The first project was Liverpool One, a 42 acre shopping complex. Now, I usually hate shopping centres (much as I hate shopping), but Liverpool One is one of the few that have added to a city rather than taking away.
Built on a central site which was wrecked during World War II and never redeveloped, Liverpool One doesn’t take the form of an enclosed bubble divorced from the rest of the city like most other shopping centres. Instead, the project is a series of streets and arcades which dovetail smoothly with the street plan of the surrounding city. In fact, even for those with no intention of shopping, Liverpool One provides logical routes from the city centre through to the docks.

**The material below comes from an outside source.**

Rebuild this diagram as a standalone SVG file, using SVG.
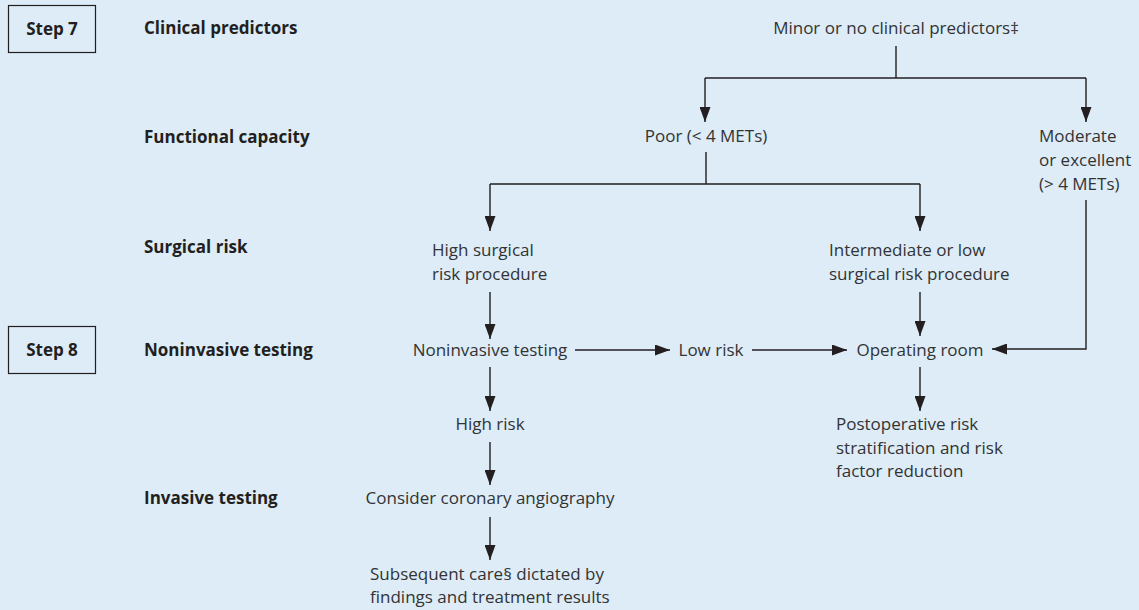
<svg xmlns="http://www.w3.org/2000/svg" width="1139" height="610" viewBox="0 0 1139 610">
<defs>
<marker id="ah" viewBox="0 0 15 11" refX="15" refY="5.5" markerWidth="15" markerHeight="11" markerUnits="userSpaceOnUse" orient="auto">
<path d="M0,0 L15,5.5 L0,11 Z" fill="#231f20"/>
</marker>
</defs>
<style>
.t{font-family:"Open Sans","Liberation Sans",sans-serif;font-size:17px;fill:#333333}
.b{font-family:"Open Sans","Liberation Sans",sans-serif;font-size:17px;font-weight:bold;fill:#231f20}
.c{text-anchor:middle}
.ln{fill:none;stroke:#231f20;stroke-width:1.4}
.ar{fill:none;stroke:#231f20;stroke-width:1.4;marker-end:url(#ah)}
.box{fill:none;stroke:#231f20;stroke-width:1.2}
</style>
<rect width="1139" height="610" fill="#ddecf7"/>
<g id="step7"><rect class="box" x="8.5" y="5.5" width="87" height="47"/><text class="b c" x="52" y="35">Step 7</text></g>
<g id="step8"><rect class="box" x="8.5" y="326.5" width="87" height="47"/><text class="b c" x="52" y="356">Step 8</text></g>
<g id="lbl-clinical"><text class="b" x="144" y="34">Clinical predictors</text></g>
<g id="lbl-functional"><text class="b" x="144" y="143">Functional capacity</text></g>
<g id="lbl-surgical"><text class="b" x="144" y="253">Surgical risk</text></g>
<g id="lbl-noninvasive"><text class="b" x="144" y="356">Noninvasive testing</text></g>
<g id="lbl-invasive"><text class="b" x="144" y="504">Invasive testing</text></g>
<g id="n-minor"><text class="t c" x="896" y="34">Minor or no clinical predictors‡</text></g>
<g id="n-poor"><text class="t c" x="706" y="142">Poor (&lt; 4 METs)</text></g>
<g id="n-moderate"><text class="t" x="1039" y="142">Moderate</text><text class="t" x="1039" y="166">or excellent</text><text class="t" x="1039" y="190">(&gt; 4 METs)</text></g>
<g id="n-high-surgical"><text class="t" x="432" y="256">High surgical</text><text class="t" x="432" y="280">risk procedure</text></g>
<g id="n-intermediate"><text class="t" x="829" y="256">Intermediate or low</text><text class="t" x="829" y="280">surgical risk procedure</text></g>
<g id="n-nit"><text class="t c" x="490" y="356">Noninvasive testing</text></g>
<g id="n-low"><text class="t c" x="711" y="356">Low risk</text></g>
<g id="n-or"><text class="t c" x="920" y="356">Operating room</text></g>
<g id="n-post"><text class="t" x="836" y="430">Postoperative risk</text><text class="t" x="836" y="454">stratification and risk</text><text class="t" x="836" y="477">factor reduction</text></g>
<g id="n-highrisk"><text class="t c" x="490" y="430">High risk</text></g>
<g id="n-cca"><text class="t c" x="490" y="504">Consider coronary angiography</text></g>
<g id="n-subsequent"><text class="t" x="370" y="580">Subsequent care§ dictated by</text><text class="t" x="370" y="603">findings and treatment results</text></g>
<g id="connectors">
<path class="ln" d="M896,46 V78 M705,78 H1086"/>
<path class="ar" d="M705,78 V122"/>
<path class="ar" d="M1086,78 V122"/>
<path class="ln" d="M706,152 V184 M490,184 H920"/>
<path class="ar" d="M490,184 V231"/>
<path class="ar" d="M920,184 V231"/>
<path class="ar" d="M490,292 V339"/>
<path class="ar" d="M920,292 V336"/>
<path class="ar" d="M575,350 H670"/>
<path class="ar" d="M752,350 H847"/>
<path class="ar" d="M1086,200 V349 H992"/>
<path class="ar" d="M920,367 V411"/>
<path class="ar" d="M490,367 V411"/>
<path class="ar" d="M490,442 V485"/>
<path class="ar" d="M490,517 V560"/>
</g>
</svg>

The development not only filled what had previously been a black hole at the heart of Liverpool, but also raised the city’s game as a shopping destination, attracting thousands of shoppers from around the region.
The second major project that year was Liverpool’s run as European Capital of Culture, a year-long festival of music, arts and cultural events. Liverpool’s hosting of the event was universally acclaimed, and reports indicate that the festival attracted 9.7 million additional tourists that year, generating an estimated economic impact of £800m.
But the lasting benefit of both Liverpool One and the European Capital of Culture festival is that together, they helped to improve Liverpool’s reputation both in London (where snobbish attitudes to our northern cities still run high) and abroad. And these projects have sparked a virtuous cycle – more regeneration work is planned and now much more private finance is involved, including from overseas, showing the increased confidence investors have in the city.
And the cost of these two projects? Liverpool One cost £1bn, while hosting European Capital of Culture cost £130m. Added together, the two projects cost less than 3 per cent of the £50bn being mooted for HS2.
So how could money be invested to boost Liverpool’s stock further? Liverpool’s regional rival is Manchester which has a far stronger business base, while many now say that Liverpool wins out as a cultural centre. But rather than compete with each other, would it not make sense for these two cities to pool their resources?
Even without HS2, transport in the UK is very London-centric. A train from London to Liverpool, a distance of around 290km, takes just over two hours, while travelling between Liverpool and Manchester – a journey of less than 50km – can sometimes take more than an hour. Why not use some of the money being earmarked for HS2 and spend it on a high speed rail line between Liverpool and Manchester instead? If these two northern cities joined forces they could thrive, and compete with London rather than with each other.
This is just an idea, but one that would cost a fraction of HS2. The point is that smaller interventions such as improvements to local infrastructure, redeveloping brownfield sites or one-off cultural events can do wonders for cities which have been neglected for decades, doing far more than shaving a few minutes off a train journey to London would do.
So my advice to the government on how to bridge the north-south divide? Scrap HS2 altogether, and quickly, before it costs us any more money in petty marketing and feasibility reports. Take the £50bn investment earmarked for that half-baked project, and give £2bn to 25 different UK cities and towns, all outside London. Give local councils complete freedom in how they spend the money – whether it’s on hard infrastructure or cultural events. Then sit back and watch how cleverly that money is put to good use.